== Recorded information ==

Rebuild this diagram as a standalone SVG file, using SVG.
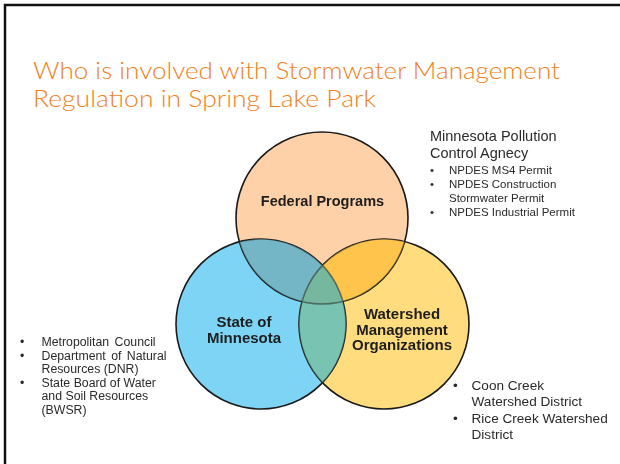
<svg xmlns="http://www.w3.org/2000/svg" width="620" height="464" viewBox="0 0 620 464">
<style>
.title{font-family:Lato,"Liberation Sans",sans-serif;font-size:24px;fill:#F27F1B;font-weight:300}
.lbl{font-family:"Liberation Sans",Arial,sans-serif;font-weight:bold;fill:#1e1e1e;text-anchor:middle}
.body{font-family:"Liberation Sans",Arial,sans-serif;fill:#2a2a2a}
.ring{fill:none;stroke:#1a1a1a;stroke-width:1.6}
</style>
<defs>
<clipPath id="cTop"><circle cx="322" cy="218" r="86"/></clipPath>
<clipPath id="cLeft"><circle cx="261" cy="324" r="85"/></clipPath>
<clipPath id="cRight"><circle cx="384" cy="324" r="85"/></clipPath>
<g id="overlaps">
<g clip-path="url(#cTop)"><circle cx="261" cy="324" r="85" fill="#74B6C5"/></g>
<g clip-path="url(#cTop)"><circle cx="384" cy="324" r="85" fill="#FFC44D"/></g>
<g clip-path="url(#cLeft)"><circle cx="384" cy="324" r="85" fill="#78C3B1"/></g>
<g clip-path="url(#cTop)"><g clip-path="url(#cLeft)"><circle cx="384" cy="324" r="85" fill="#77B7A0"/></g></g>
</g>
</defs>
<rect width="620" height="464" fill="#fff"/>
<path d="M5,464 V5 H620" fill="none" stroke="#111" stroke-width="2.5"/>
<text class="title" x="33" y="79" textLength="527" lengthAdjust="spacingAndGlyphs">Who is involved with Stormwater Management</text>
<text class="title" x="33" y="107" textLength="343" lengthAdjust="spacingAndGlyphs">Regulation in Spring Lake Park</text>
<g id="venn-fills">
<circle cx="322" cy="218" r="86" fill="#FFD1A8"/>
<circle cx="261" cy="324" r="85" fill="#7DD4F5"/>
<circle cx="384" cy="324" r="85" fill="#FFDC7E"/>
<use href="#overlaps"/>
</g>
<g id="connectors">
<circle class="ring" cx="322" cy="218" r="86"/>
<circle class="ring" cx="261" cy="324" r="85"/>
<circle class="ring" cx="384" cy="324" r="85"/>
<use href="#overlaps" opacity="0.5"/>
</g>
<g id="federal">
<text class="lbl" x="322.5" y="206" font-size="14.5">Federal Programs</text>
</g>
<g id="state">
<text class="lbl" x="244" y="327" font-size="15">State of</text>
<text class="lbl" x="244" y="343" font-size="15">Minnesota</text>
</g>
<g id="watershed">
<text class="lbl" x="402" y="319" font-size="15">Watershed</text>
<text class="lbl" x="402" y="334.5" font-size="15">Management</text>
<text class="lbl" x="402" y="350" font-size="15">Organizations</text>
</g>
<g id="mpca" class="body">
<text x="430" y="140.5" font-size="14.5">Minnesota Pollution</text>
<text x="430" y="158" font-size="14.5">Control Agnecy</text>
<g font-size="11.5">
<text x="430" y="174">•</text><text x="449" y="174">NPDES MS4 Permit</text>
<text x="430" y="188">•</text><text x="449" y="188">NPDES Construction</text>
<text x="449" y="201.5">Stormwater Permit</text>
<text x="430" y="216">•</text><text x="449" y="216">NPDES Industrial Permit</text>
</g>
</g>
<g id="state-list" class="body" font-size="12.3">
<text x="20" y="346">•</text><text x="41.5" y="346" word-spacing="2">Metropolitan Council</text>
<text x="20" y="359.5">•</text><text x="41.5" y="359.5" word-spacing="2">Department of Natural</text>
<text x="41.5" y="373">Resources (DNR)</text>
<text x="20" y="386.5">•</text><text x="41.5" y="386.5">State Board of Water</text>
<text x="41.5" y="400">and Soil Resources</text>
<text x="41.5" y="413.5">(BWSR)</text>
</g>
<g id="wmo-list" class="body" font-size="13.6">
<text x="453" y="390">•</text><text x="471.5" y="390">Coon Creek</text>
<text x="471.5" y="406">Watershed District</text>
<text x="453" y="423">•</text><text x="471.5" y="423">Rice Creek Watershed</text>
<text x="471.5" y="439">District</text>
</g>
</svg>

== Problem requirements ==
Quote everything in the listing above exactly; pictures are the only thing to omit.

== Written reply ==
Rebuild this diagram as a standalone SVG file, using SVG.
<svg xmlns="http://www.w3.org/2000/svg" width="620" height="464" viewBox="0 0 620 464">
<style>
.title{font-family:Lato,"Liberation Sans",sans-serif;font-size:24px;fill:#F27F1B;font-weight:300}
.lbl{font-family:"Liberation Sans",Arial,sans-serif;font-weight:bold;fill:#1e1e1e;text-anchor:middle}
.body{font-family:"Liberation Sans",Arial,sans-serif;fill:#2a2a2a}
.ring{fill:none;stroke:#1a1a1a;stroke-width:1.6}
</style>
<defs>
<clipPath id="cTop"><circle cx="322" cy="218" r="86"/></clipPath>
<clipPath id="cLeft"><circle cx="261" cy="324" r="85"/></clipPath>
<clipPath id="cRight"><circle cx="384" cy="324" r="85"/></clipPath>
<g id="overlaps">
<g clip-path="url(#cTop)"><circle cx="261" cy="324" r="85" fill="#74B6C5"/></g>
<g clip-path="url(#cTop)"><circle cx="384" cy="324" r="85" fill="#FFC44D"/></g>
<g clip-path="url(#cLeft)"><circle cx="384" cy="324" r="85" fill="#78C3B1"/></g>
<g clip-path="url(#cTop)"><g clip-path="url(#cLeft)"><circle cx="384" cy="324" r="85" fill="#77B7A0"/></g></g>
</g>
</defs>
<rect width="620" height="464" fill="#fff"/>
<path d="M5,464 V5 H620" fill="none" stroke="#111" stroke-width="2.5"/>
<text class="title" x="33" y="79" textLength="527" lengthAdjust="spacingAndGlyphs">Who is involved with Stormwater Management</text>
<text class="title" x="33" y="107" textLength="343" lengthAdjust="spacingAndGlyphs">Regulation in Spring Lake Park</text>
<g id="venn-fills">
<circle cx="322" cy="218" r="86" fill="#FFD1A8"/>
<circle cx="261" cy="324" r="85" fill="#7DD4F5"/>
<circle cx="384" cy="324" r="85" fill="#FFDC7E"/>
<use href="#overlaps"/>
</g>
<g id="connectors">
<circle class="ring" cx="322" cy="218" r="86"/>
<circle class="ring" cx="261" cy="324" r="85"/>
<circle class="ring" cx="384" cy="324" r="85"/>
<use href="#overlaps" opacity="0.5"/>
</g>
<g id="federal">
<text class="lbl" x="322.5" y="206" font-size="14.5">Federal Programs</text>
</g>
<g id="state">
<text class="lbl" x="244" y="327" font-size="15">State of</text>
<text class="lbl" x="244" y="343" font-size="15">Minnesota</text>
</g>
<g id="watershed">
<text class="lbl" x="402" y="319" font-size="15">Watershed</text>
<text class="lbl" x="402" y="334.5" font-size="15">Management</text>
<text class="lbl" x="402" y="350" font-size="15">Organizations</text>
</g>
<g id="mpca" class="body">
<text x="430" y="140.5" font-size="14.5">Minnesota Pollution</text>
<text x="430" y="158" font-size="14.5">Control Agnecy</text>
<g font-size="11.5">
<text x="430" y="174">•</text><text x="449" y="174">NPDES MS4 Permit</text>
<text x="430" y="188">•</text><text x="449" y="188">NPDES Construction</text>
<text x="449" y="201.5">Stormwater Permit</text>
<text x="430" y="216">•</text><text x="449" y="216">NPDES Industrial Permit</text>
</g>
</g>
<g id="state-list" class="body" font-size="12.3">
<text x="20" y="346">•</text><text x="41.5" y="346" word-spacing="2">Metropolitan Council</text>
<text x="20" y="359.5">•</text><text x="41.5" y="359.5" word-spacing="2">Department of Natural</text>
<text x="41.5" y="373">Resources (DNR)</text>
<text x="20" y="386.5">•</text><text x="41.5" y="386.5">State Board of Water</text>
<text x="41.5" y="400">and Soil Resources</text>
<text x="41.5" y="413.5">(BWSR)</text>
</g>
<g id="wmo-list" class="body" font-size="13.6">
<text x="453" y="390">•</text><text x="471.5" y="390">Coon Creek</text>
<text x="471.5" y="406">Watershed District</text>
<text x="453" y="423">•</text><text x="471.5" y="423">Rice Creek Watershed</text>
<text x="471.5" y="439">District</text>
</g>
</svg>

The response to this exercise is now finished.